Combines the language and imagery of poetry with the format of prose. It appears as a paragraph but uses poetic devices like metaphor, rhythm, and concentrated language.

Blackout Poetry

Take a newspaper or old book page and black out most of the words, leaving just enough visible to create a new poem. It’s like a treasure hunt, you never know what gems you’ll find hiding in someone else’s text.

Lyrical and Playful Forms (Quick Reference)

Ode — A grand, formal poem used to celebrate or praise a subject.

Elegy — A mournful poem written to lament the dead or express loss, often moving from grief toward consolation.

Acrostic — The first letters of each line spell out a hidden word or message.

Rondeau — A French form of 15 lines using only two rhymes plus a repeated refrain, giving it a musical quality.

Blank Verse — Poetry written with regular meter but unrhymed lines, usually in iambic pentameter. Shakespeare’s plays use it extensively.

For a further list of poetry forms, see our list of uncommon poetry forms.
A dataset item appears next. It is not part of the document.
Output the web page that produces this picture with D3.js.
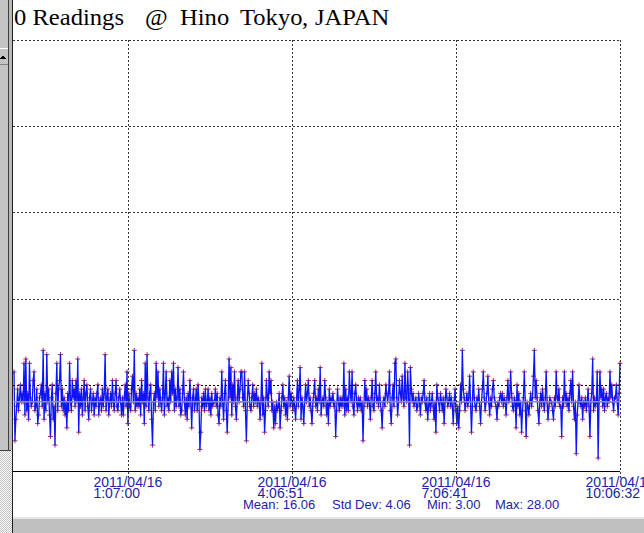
<!DOCTYPE html>
<html>
<head>
<meta charset="utf-8">
<script src="https://cdn.jsdelivr.net/npm/d3@7"></script>
<style>
  html, body { margin: 0; padding: 0; background: #ffffff; overflow: hidden; }
  svg { display: block; }
  .title text { font-family: "Liberation Serif", "Times New Roman", "DejaVu Serif", serif; font-size: 23px; fill: #000; }
  .axislab text, .stats text { font-family: "Liberation Sans", Arial, sans-serif; fill: #1e22a8; }
</style>
</head>
<body>
<svg id="chart" width="644" height="533"></svg>
<script>
// ---- data -------------------------------------------------------------
const titleParts = ["0 Readings", "@", "Hino", "Tokyo", ",", "JAPAN"];

// first reading time and logging interval (seconds)
const readingStart = "2011/04/15 23:02:07";
const readingIntervalSec = 59.948;

// counts per minute, one value per reading
const cpm = [
  23,7,12,15,19,14,17,20,16,18, 16,25,13,26,14,18,12,25,17,15,
  16,21,23,14,15,19,11,13,17,18, 20,15,28,12,18,14,27,16,19,13,
  8,17,20,12,15,6,18,25,14,19, 21,27,15,19,14,17,13,16,10,18,
  14,25,16,14,21,17,19,15,21,16, 26,9,18,15,19,13,17,21,14,18,
  20,15,12,17,19,14,16,18,13,17, 15,18,20,13,16,17,14,19,15,18,
  27,14,17,19,13,16,18,15,21,16, 14,18,21,15,14,17,19,16,13,17,
  13,17,20,15,23,11,18,15,14,19, 22,16,28,14,18,15,17,15,19,13,
  21,16,18,11,25,15,27,17,14,18, 20,12,6,16,18,14,25,17,23,15,
  19,16,14,17,25,13,18,23,15,17, 14,21,16,23,18,25,14,19,15,17,
  24,15,19,13,14,18,23,16,13,17, 12,18,15,21,16,10,17,19,14,16,
  19,14,20,16,5,9,17,15,18,14, 19,15,16,19,14,17,13,18,15,16,
  16,19,15,18,13,11,17,15,23,16, 12,18,21,14,9,16,26,17,24,13,
  20,16,23,15,12,17,21,16,19,23, 23,17,15,23,14,7,16,21,18,15,
  14,17,20,15,18,16,19,15,17,16, 12,16,25,13,17,9,14,21,17,15,
  23,18,21,14,16,10,15,11,16,14, 15,18,10,14,17,20,15,17,13,16,
  12,17,22,15,18,16,14,17,15,12, 16,21,15,19,24,12,17,15,11,16,
  20,16,18,21,15,17,14,11,16,18, 21,15,17,14,19,16,24,13,16,17,
  15,21,17,13,16,11,19,15,17,16, 18,15,16,8,14,19,16,14,17,15,
  17,15,25,13,19,14,17,14,23,18, 16,23,15,13,18,20,16,14,17,15,
  17,14,16,7,15,21,16,19,15,17, 16,12,17,21,15,14,18,23,16,17,
  15,20,16,14,10,16,17,15,20,18, 16,18,23,14,11,17,20,15,25,26,
  17,13,16,21,18,16,22,17,15,25, 17,16,23,18,6,24,19,16,18,15,
  16,17,14,15,18,16,13,17,16,18, 21,16,14,17,12,15,18,14,16,18,
  15,12,16,9,20,17,16,14,18,16, 14,17,11,16,19,17,15,16,18,15,
  17,15,11,16,19,14,11,15,10,14, 20,16,28,19,17,14,16,18,15,17,
  22,16,9,15,23,17,15,14,17,16, 19,15,11,16,19,23,17,14,16,18,
  22,16,13,17,15,19,21,17,16,15, 12,16,15,17,18,16,18,15,17,16,
  13,17,21,16,17,23,18,15,14,17, 16,10,20,15,18,13,16,9,14,17,
  23,16,8,16,15,13,16,18,15,17, 22,28,17,21,17,14,11,16,18,15,
  19,16,14,17,23,16,12,15,17,16, 16,14,12,17,15,23,17,16,19,15,
  15,8,17,15,23,16,18,15,17,14, 18,21,16,23,15,12,16,4,13,16,
  20,16,15,17,12,16,15,17,14,16, 19,15,8,16,18,26,14,17,15,16,
  23,3,16,23,17,19,15,19,14,17, 18,15,17,16,23,17,20,16,14,17,
  17,20,16,13,18,25
];

const tickDates = ["2011/04/16", "2011/04/16", "2011/04/16", "2011/04/16"];
const tickTimes = ["1:07:00", "4:06:51", "7:06:41", "10:06:32"];
const yTicks = [0, 20, 40, 60, 80, 100];

const statNames = ["Mean:", "Std Dev:", "Min:", "Max:"];
const statValues = [16.06, 4.06, 3.00, 28.00];

// ---- layout -----------------------------------------------------------
const svg = d3.select("#chart");
const W = 644, H = 533;
const plot = { left: 14, right: 620, top: 40, bottom: 471 };

const parse = d3.timeParse("%Y/%m/%d %H:%M:%S");
const t0 = parse(readingStart);
const timeAt = i => new Date(t0.getTime() + i * readingIntervalSec * 1000);
const readings = cpm.map((v, i) => ({ t: timeAt(i), v }));

const x = d3.scaleTime()
  .domain([readings[0].t, readings[readings.length - 1].t])
  .range([plot.left, plot.right]);
const y = d3.scaleLinear().domain([0, 100]).range([plot.bottom, plot.top]);

const ticks = tickDates.map((d, i) => ({ date: d, time: tickTimes[i], t: parse(d + " " + tickTimes[i]) }));

svg.append("rect").attr("width", W).attr("height", H).attr("fill", "#ffffff");

// ---- readings: markers first, trace on top ---------------------------------
svg.append("g")
  .selectAll("path")
  .data(readings)
  .join("path")
  .attr("d", d => {
    const px = x(d.t), py = y(d.v);
    return `M${px - 2.5},${py}h5M${px},${py - 2.5}v5`;
  })
  .attr("stroke", "#a52a62")
  .attr("stroke-width", 1);

const line = d3.line().x(d => x(d.t)).y(d => y(d.v));
svg.append("path")
  .datum(readings)
  .attr("d", line)
  .attr("fill", "none")
  .attr("stroke", "#0a14ff")
  .attr("stroke-width", 1.3);

// ---- mean line ------------------------------------------------------------
svg.append("line")
  .attr("x1", plot.left).attr("x2", plot.right)
  .attr("y1", y(statValues[0])).attr("y2", y(statValues[0]))
  .attr("stroke", "#8a93b3").attr("stroke-width", 1.6);

// ---- grid (drawn over the trace) -------------------------------------------
const grid = svg.append("g").attr("shape-rendering", "crispEdges");
grid.selectAll("line.h")
  .data(yTicks.filter(d => d > 0))
  .join("line")
  .attr("class", "h")
  .attr("x1", plot.left - 1).attr("x2", plot.right)
  .attr("y1", d => Math.round(y(d)) + 0.5).attr("y2", d => Math.round(y(d)) + 0.5)
  .attr("stroke", d => d === 20 ? "#000000" : "#333333")
  .attr("stroke-width", 1)
  .attr("stroke-dasharray", "2,2");

grid.selectAll("line.v")
  .data(ticks)
  .join("line")
  .attr("class", "v")
  .attr("x1", d => Math.round(x(d.t)) + 0.5).attr("x2", d => Math.round(x(d.t)) + 0.5)
  .attr("y1", plot.top).attr("y2", plot.bottom + 7)
  .attr("stroke", "#333333")
  .attr("stroke-dasharray", "2,2");

// ---- x axis ---------------------------------------------------------------
svg.append("line")
  .attr("x1", plot.left - 1).attr("x2", plot.right)
  .attr("y1", plot.bottom + 0.5).attr("y2", plot.bottom + 0.5)
  .attr("stroke", "#000000").attr("shape-rendering", "crispEdges");

const lab = svg.append("g").attr("class", "axislab").style("font-size", "14px");
ticks.forEach(d => {
  const tx = x(d.t);
  const g = lab.append("g");
  const first = g.append("text").attr("y", 487).text(d.date);
  const w = first.node().getComputedTextLength();
  first.attr("x", tx - w / 2);
  g.append("text").attr("x", tx - w / 2).attr("y", 497.5).text(d.time);
});

// summary statistics
const statX = [243, 332, 427, 495];
const stats = svg.append("g").attr("class", "stats").style("font-size", "13px");
statNames.forEach((n, i) => {
  stats.append("text").attr("x", statX[i]).attr("y", 508.5)
    .text(n + " " + statValues[i].toFixed(2));
});

// ---- title (slightly widened serif face) -----------------------------------
const titleX = [14, 145, 180, 240, 302, 315];
const title = svg.append("g").attr("class", "title");
titleParts.forEach((p, i) => {
  title.append("text")
    .attr("transform", `translate(${titleX[i]},25) scale(1.07,1)`)
    .text(p);
});

// ---- window frame: side pane and status strip ------------------------------
const defs = svg.append("defs");
const pat = defs.append("pattern").attr("id", "dither")
  .attr("width", 2).attr("height", 2).attr("patternUnits", "userSpaceOnUse");
pat.append("rect").attr("width", 2).attr("height", 2).attr("fill", "#ffffff");
pat.append("rect").attr("width", 1).attr("height", 1).attr("fill", "#c0c0c0");
pat.append("rect").attr("x", 1).attr("y", 1).attr("width", 1).attr("height", 1).attr("fill", "#c0c0c0");

const frame = svg.append("g").attr("shape-rendering", "crispEdges");
frame.append("rect").attr("x", 0).attr("y", 0).attr("width", 13).attr("height", H).attr("fill", "url(#dither)");
frame.append("rect").attr("x", 0).attr("y", 0).attr("width", 11).attr("height", 450).attr("fill", "#c4c4c4");
frame.append("line").attr("x1", 8.5).attr("x2", 8.5).attr("y1", 0).attr("y2", 450).attr("stroke", "#404040");
frame.append("rect").attr("x", 9).attr("y", 0).attr("width", 3).attr("height", 450).attr("fill", "#b8b8b8");
frame.append("line").attr("x1", 0).attr("x2", 11).attr("y1", 450.5).attr("y2", 450.5).attr("stroke", "#404040");
frame.append("line").attr("x1", 0).attr("x2", 8).attr("y1", 48.5).attr("y2", 48.5).attr("stroke", "#ffffff");
frame.append("line").attr("x1", 0).attr("x2", 8).attr("y1", 64.5).attr("y2", 64.5).attr("stroke", "#808080");
frame.append("path").attr("d", "M0,59L3,55L6,59Z").attr("fill", "#000000");
frame.append("line").attr("x1", 12.5).attr("x2", 12.5).attr("y1", 0).attr("y2", H).attr("stroke", "#202020");

frame.append("rect").attr("x", 13).attr("y", 517).attr("width", W - 13).attr("height", 2).attr("fill", "#e4e4e4");
frame.append("rect").attr("x", 13).attr("y", 519).attr("width", W - 13).attr("height", H - 519).attr("fill", "#c0c0c0");
</script>
</body>
</html>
A Few Things to Keep in Mind

Don’t force the rhyme. If you have to twist a sentence into a pretzel to make it rhyme, try a different word. A slant rhyme that makes sense beats a perfect rhyme that doesn’t.

Read aloud. Your ear catches rhythm problems your eye misses.

Forms are guidelines, not straitjackets. Modern poets bend them all the time. If breaking a rule serves your poem better, break it confidently.

Poetry forms have evolved over centuries because they work. They create natural rhythm, aid memory, and guide the reader’s emotional journey. The most important thing is that the form you choose serves the message you want to send. Pick one that makes you curious, and start writing.